Personally, so the record is basically about validating the concept of being angry. I don’t know, I think we live in a very interesting time where it’s very blatant that there are a lot of things wrong with the way the world functions and yet we seem to demonize the concept of being angry and speaking out about things. I think if you don’t validate that as a basic human emotion then you basically take away a lot of people’s power and that’s what it stands for, it’s about recognizing that personally for me is what it stands for. I think it’s quite damaging for anyone to feel like less of a person for a simple, basic emotion.

When writing or thinking about the songs, do you think of it in a live context or adjust the ideas to fit a live concert atmosphere and does it affect your writing?

Yes, 100 percent, especially these days. We’ve always been a live band first and foremost but I guess the transition happened a while back – us being a live band when we used to write we would plan for a handful of friends and we just wanted mosh parts, that’s it. Shows got bigger and bigger and different dynamics started coming in, you start playing for an hour and you can’t circle pit and mosh for an hour otherwise the crowd is literally dead. We were playing these hourlong sets and five songs in we’d see people like, “Slow down please, I want a breather” which is why you end up with a lot of difference dynamics on the record. We want to try and create a show that has high points and low points and flows and creates big moments and it isn’t just. “You’re getting punched in the face until we stop!” [Laughs]
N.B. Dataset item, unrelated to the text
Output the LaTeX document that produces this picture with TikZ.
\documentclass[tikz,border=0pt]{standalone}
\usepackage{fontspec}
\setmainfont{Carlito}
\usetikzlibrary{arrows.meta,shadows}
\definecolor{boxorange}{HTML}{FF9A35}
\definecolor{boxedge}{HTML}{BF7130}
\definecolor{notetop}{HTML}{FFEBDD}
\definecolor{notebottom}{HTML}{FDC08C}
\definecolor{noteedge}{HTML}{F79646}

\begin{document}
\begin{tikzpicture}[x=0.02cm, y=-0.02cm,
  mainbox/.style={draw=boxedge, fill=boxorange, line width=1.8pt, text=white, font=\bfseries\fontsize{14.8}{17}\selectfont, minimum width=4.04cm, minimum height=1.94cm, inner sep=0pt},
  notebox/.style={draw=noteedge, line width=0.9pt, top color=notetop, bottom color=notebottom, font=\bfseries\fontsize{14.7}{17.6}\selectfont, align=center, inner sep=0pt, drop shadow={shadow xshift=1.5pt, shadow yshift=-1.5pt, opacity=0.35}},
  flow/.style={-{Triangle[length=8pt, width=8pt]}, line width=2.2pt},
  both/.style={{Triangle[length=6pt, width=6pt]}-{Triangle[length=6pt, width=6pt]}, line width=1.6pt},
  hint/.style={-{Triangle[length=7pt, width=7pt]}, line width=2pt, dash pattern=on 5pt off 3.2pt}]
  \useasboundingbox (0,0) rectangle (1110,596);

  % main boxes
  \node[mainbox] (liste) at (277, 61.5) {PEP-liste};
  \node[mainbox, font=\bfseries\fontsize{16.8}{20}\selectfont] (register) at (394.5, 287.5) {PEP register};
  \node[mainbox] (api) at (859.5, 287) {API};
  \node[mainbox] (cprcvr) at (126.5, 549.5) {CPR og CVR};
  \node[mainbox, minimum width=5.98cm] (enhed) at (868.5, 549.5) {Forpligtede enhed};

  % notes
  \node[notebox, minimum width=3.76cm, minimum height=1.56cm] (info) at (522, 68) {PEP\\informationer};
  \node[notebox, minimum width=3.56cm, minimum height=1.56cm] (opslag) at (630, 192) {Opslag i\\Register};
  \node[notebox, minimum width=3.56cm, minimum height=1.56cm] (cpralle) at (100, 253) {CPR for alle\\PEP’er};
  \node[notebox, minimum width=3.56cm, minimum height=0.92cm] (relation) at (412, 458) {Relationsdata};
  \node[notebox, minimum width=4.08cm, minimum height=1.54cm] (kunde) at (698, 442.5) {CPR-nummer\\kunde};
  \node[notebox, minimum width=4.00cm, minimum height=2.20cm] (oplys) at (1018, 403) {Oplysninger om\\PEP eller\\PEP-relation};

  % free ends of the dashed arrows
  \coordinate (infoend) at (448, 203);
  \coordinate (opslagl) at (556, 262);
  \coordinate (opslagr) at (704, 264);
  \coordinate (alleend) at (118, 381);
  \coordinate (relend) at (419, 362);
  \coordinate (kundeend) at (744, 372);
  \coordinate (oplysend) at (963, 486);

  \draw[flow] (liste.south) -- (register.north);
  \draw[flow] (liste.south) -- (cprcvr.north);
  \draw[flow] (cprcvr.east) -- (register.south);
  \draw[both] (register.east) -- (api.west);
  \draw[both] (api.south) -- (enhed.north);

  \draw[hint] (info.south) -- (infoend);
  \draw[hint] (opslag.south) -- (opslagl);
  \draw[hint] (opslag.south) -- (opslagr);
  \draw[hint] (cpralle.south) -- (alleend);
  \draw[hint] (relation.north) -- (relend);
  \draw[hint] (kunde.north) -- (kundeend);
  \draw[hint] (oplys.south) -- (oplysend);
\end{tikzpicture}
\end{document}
There are many more Aussie bands out there in heavy music now than when Parkway Drive first started. At the beginning, how difficult was it for you guys as an Australian band to break into the States?
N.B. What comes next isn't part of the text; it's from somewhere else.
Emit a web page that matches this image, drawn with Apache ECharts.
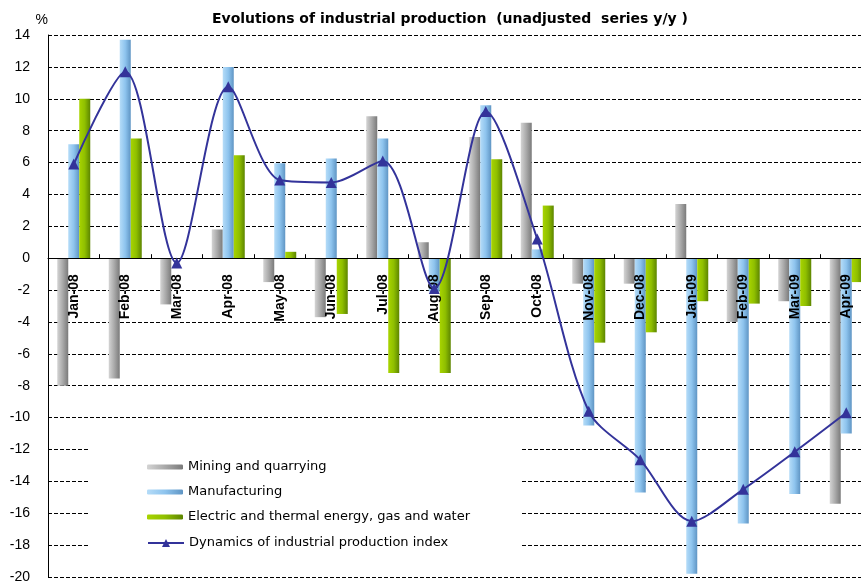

The States have been the most difficult; it’s so big and has such an established musical institution and musical industry. It kind of didn’t work the same way as everywhere else because everywhere else we’re like, “Let’s just play!,” and that’s it but there’s so many bands playing here that people’s attention spans move way quicker. You tour once a year and come back and people are like, “Who’s this band again?” It’s been a lot of work, with that being said, we love playing and we love touring, it just hasn’t happened in the same exact process as everywhere else.

What does the rest of 2016 have in store for you?

We go home and have a month off, do some writing and do some shows in Australia, do some more writing. We have a bunch of crazy big festivals in Europe, it’s going to be some of the biggest shows we’ve ever played. We’re headlining a bunch of big shows which is a huge responsibility but we have an actual show lined up production wise which is a size we’ve never been able to do before so hopefully people will be able to see Parkway in a totally different light. It should be really fun, once we don’t blow ourselves up and we’re looking to be back Stateside later this year, I think fall for you guys if it all goes as planned. To be honest our priority right now is to try and make up for lost time in North America.

Ire still feels relatively very new to me. What was that recording process like and are you already writing material for the next album?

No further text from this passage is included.